Quando pedi ajuda ao Pedro, não sabia bem em que buraco me metia. Ele resolveu fazer-me um plano, alérgico como é à minha massa adiposa. A coisa parecia simples, cinco séries, de 20 repetições cada, de trusteres, que eu mesma traduzi para português, com sabe deus quantos quilos e uns abdominais manhosos.

No fim da primeira, eu já ofegava. No da segunda, queixava-me. No da terceira, gania. No da quarta, morria. No da quinta, odiava-o. Quando cheguei à porta de saída do ginásio, já tinha uma hérnia nas costas, a qualidade de vida de uma centenária e pouca vontade de estar viva.

Durante dias, trabalhei deitada. Perguntava-me se o defeito seria meu, mas era óbvio que era do Pedro. Ele, que viu a minha avó agachar-se um dia para pegar na muleta que tinha caído, e disse “Meta peso nisso para fortalecer os quadríceps!”. A minha avó já tem a surdez da idade e, pelo menos, não caiu no erro que eu caí – e, assim, não caiu nem morreu.

Durante semanas, não fui ao ginásio. Eu mal conseguia lavar os dentes, quanto mais armar-me em Ali Daei. Encomendava a comida na Internet e, apesar das dores, ainda conseguia fazer coisas saudáveis, como leite magro com cereais integrais de chocolate. Aos poucos, ainda perra como um oito, lá comecei a sair à rua, e felizmente vivo na zona de Lisboa com mais reformados por metro quadrado. Por um lado, é bom, porque é um sossego. Por outro, é preciso tirar meio dia de folga para ir ao supermercado, porque toda a gente tem prioridade.

Mas, dessa primeira vez na rua, vi uma senhora com os bisnetos, que era como eu me sentia, exceptuando a parte dos bisnetos. Perguntei-lhe o que fazia para aguentar a idade, as dores, o corpo que se desarticulava. Confessei-lhe o mesmo problema, eu, que era tão nova e vivia a velhice por confiar nos meus amigos.

Ela sorriu como quem ganha a lotaria – ganhou-a mesmo. O neto dela, por coincidência, tinha uma loja de produtos ortopédicos, e foi lá que comprei uma almofada para a lombar que hoje em dia até levo para o cinema, umas meias que me fazem muito calor e um cinto que me impede de parecer o Concunda de Notre Dame. Ali gastei meio salário e a dona Alice, que talvez receba comissão, começou a passar a reforma nas melhores pastelarias de Benfica.

Eu, entretanto, volvidos dois meses deste triste episódio, lá resolvi ir ao médico, a ver se acalmava o Pedro, “Como é, estás melhor? Quando voltas ao ginásio? Se calhar, o ideal é mesmo fazeres remada unilateral e barra fixa.” O médico, por sua vez, disse-me para estar sossegada e receitou-me uns relaxantes musculares que me drogaram tanto que fiquei a dormir durante uma semana.

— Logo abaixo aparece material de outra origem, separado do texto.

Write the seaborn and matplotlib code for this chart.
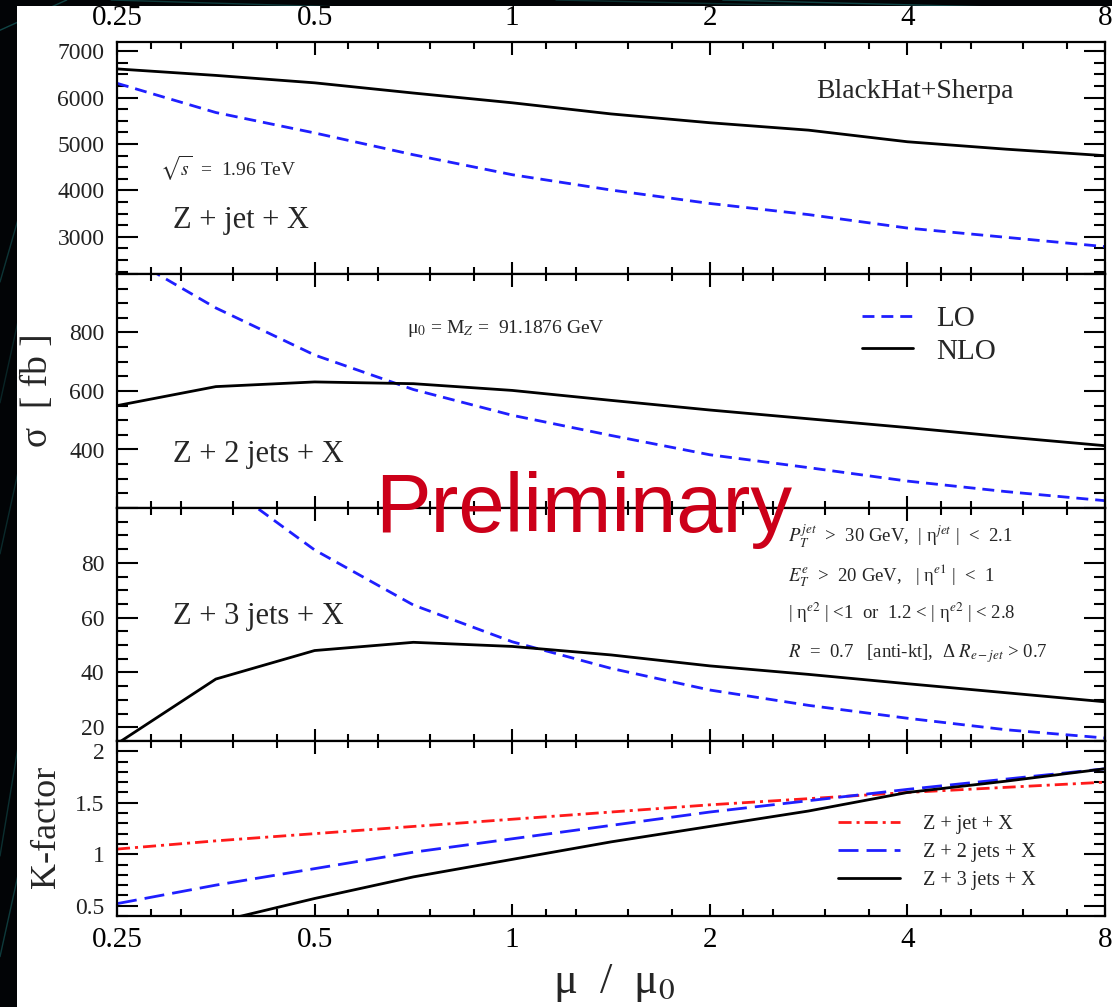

Durante esse tempo, sonhei muito: que era igual à Jennifer Lopez, que os ginásios estavam livres de PTs, que podia comer sem engordar, que íamos ter paz no mundo, que eu ia viver com um golfinho e um koala, numa casa cujo jardim estivesse cheio de preguiças. Já o Pedro sonha acordado em ser PT. É caso para dizer: “Aceita a vida que tens. Nunca lutes pelos teus sonhos.”

Ana Bárbara Pedrosa

Veio para Lisboa estudar Literatura em 2012. Daqui só saiu para o Brasil, onde, à portuguesa, teve saudades dia e noite. Regressada, escreveu Lisboa, chão sagrado e a cidade foi a diva onde se perderam personagens. Anos depois, numa casa em Benfica, foi ao Médio Oriente e escreveu Palavra do Senhor. No mesmo sítio, meteu a cabeça em Vizela e escreveu Amor estragado. Para os de cá, tem sotaque minhoto; para os de lá, engravatado.